The degree came from Cal State San Bernardino. From there, Martinez went to Purdue as a volunteer assistant, then to Riverside Community College as an assistant, then to UNLV where he ran into Birmingham a time or two on the Mountain West road.
"I've watched Dave for three seasons," said Coach Birmingham. "He is a meticulous, hard-working coach and very knowledgeable about pitching. He has turned a lot of average pitchers into good pitchers.
"He also is a great recruiter and can work California and that is an area we need worked. Dave makes us better."
Martinez also knows a little about the School of Hard Knocks. He had a few setbacks, some minor detours, but learned from his errors to become a better person and a college graduate. He knows the importance of a degree. He knows the direction in which to point kids.

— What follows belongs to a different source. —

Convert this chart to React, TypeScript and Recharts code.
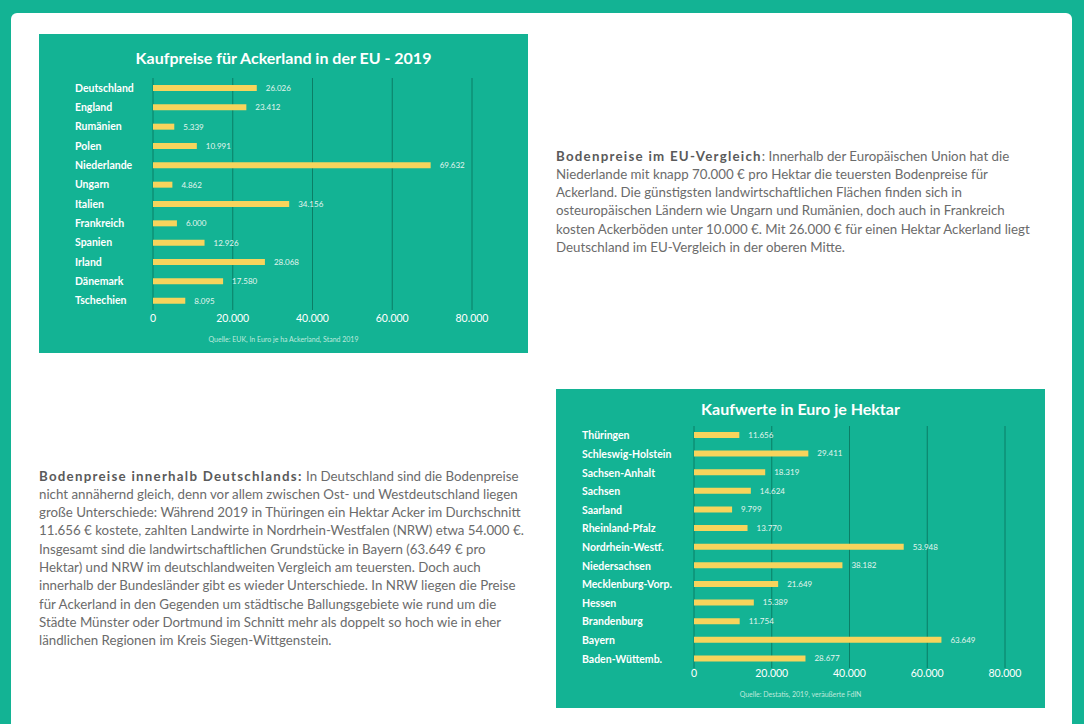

"One message I can honestly give to the players is that the degree is important and it's never too late," he said. "It took me about ten years, but it's so worth it. The character of this program and how it pushes the right things is one reason I was so excited to become a Lobo. This program emphasizes making Lobos better people.
"Being in the conference for three years and seeing what Coach Birmingham has done here really excites me. This is a staff with great ambition and they always have Omaha (College World Series) on their mind. "
Martinez says he has been around enough diamonds to know the importance of mechanics and technique. But he also emphasizes another part of the body in making a pitcher effective on the mound.
"The mentality of pitching is so important," he said. "You have to go out there with great confidence and belief. You have to trust your pitches. I try to build relationships with my players, so I understand them and they understand me.
"Your players have to trust you and know that you are behind them and that you care about them as individuals just as much as you care about their success pitching."